● **Written request**: Begin with the first line below and retype each line exactly through the line containing "from bokeh.resources import INLINE". Any pictures are to be left out.
********
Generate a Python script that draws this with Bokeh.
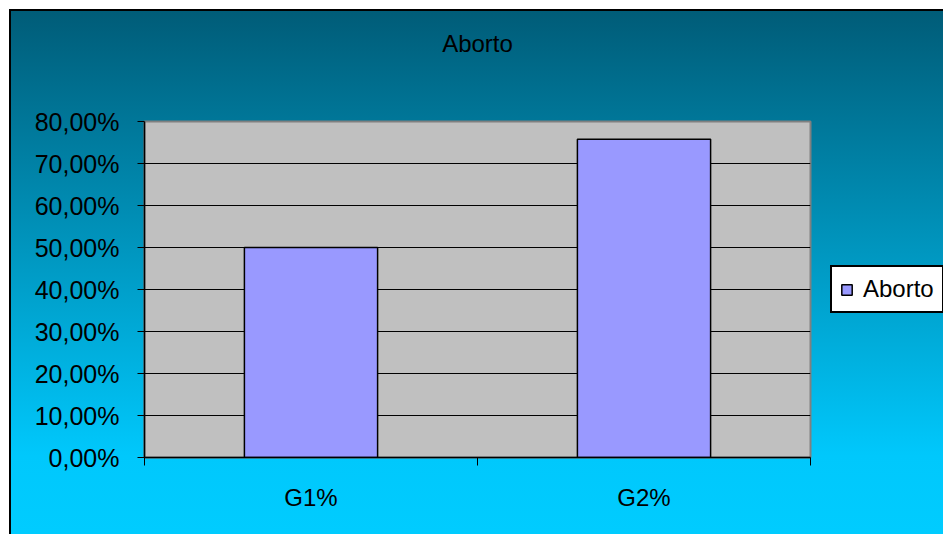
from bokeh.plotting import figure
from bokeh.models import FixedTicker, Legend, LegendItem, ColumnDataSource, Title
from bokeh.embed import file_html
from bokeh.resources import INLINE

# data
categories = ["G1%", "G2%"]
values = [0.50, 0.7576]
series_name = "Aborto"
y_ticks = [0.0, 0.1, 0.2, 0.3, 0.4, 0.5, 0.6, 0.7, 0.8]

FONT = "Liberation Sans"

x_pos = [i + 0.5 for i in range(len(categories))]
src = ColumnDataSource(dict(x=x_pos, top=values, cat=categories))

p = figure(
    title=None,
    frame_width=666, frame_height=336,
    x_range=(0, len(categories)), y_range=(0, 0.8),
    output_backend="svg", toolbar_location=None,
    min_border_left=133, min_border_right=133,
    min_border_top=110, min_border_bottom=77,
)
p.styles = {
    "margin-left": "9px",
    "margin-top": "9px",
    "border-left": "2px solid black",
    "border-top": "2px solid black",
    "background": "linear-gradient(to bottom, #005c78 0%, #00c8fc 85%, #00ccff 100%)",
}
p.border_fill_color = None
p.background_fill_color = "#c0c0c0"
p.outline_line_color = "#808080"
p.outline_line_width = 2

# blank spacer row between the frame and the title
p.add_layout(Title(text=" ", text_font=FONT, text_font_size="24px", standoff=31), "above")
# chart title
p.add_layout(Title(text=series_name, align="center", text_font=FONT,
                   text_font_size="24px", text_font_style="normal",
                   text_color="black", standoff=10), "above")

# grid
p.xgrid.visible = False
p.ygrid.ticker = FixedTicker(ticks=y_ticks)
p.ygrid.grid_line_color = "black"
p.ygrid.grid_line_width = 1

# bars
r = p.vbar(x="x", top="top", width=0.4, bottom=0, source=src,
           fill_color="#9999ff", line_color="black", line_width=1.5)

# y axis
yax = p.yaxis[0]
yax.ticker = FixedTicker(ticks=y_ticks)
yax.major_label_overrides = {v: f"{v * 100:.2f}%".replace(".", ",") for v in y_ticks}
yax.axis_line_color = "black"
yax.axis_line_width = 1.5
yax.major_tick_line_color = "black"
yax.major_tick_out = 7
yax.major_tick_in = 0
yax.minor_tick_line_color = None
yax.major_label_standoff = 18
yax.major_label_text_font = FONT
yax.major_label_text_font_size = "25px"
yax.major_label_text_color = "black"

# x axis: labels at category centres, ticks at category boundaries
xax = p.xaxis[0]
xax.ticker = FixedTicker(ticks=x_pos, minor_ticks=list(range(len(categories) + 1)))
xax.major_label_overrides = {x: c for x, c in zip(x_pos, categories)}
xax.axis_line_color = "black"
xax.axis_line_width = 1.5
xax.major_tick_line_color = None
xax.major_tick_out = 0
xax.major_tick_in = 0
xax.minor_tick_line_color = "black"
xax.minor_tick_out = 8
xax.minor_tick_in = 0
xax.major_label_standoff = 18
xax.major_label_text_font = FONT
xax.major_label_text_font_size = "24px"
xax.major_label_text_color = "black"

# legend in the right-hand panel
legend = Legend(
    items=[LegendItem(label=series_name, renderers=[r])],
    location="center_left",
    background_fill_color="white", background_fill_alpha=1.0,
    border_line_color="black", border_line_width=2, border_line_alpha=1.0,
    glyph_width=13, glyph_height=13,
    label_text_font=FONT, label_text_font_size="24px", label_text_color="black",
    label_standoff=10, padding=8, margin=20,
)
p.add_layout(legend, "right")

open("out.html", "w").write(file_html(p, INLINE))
********
● **Solution to this exercise**:
Generate a Python script that draws this with Bokeh.
from bokeh.plotting import figure
from bokeh.models import FixedTicker, Legend, LegendItem, ColumnDataSource, Title
from bokeh.embed import file_html
from bokeh.resources import INLINE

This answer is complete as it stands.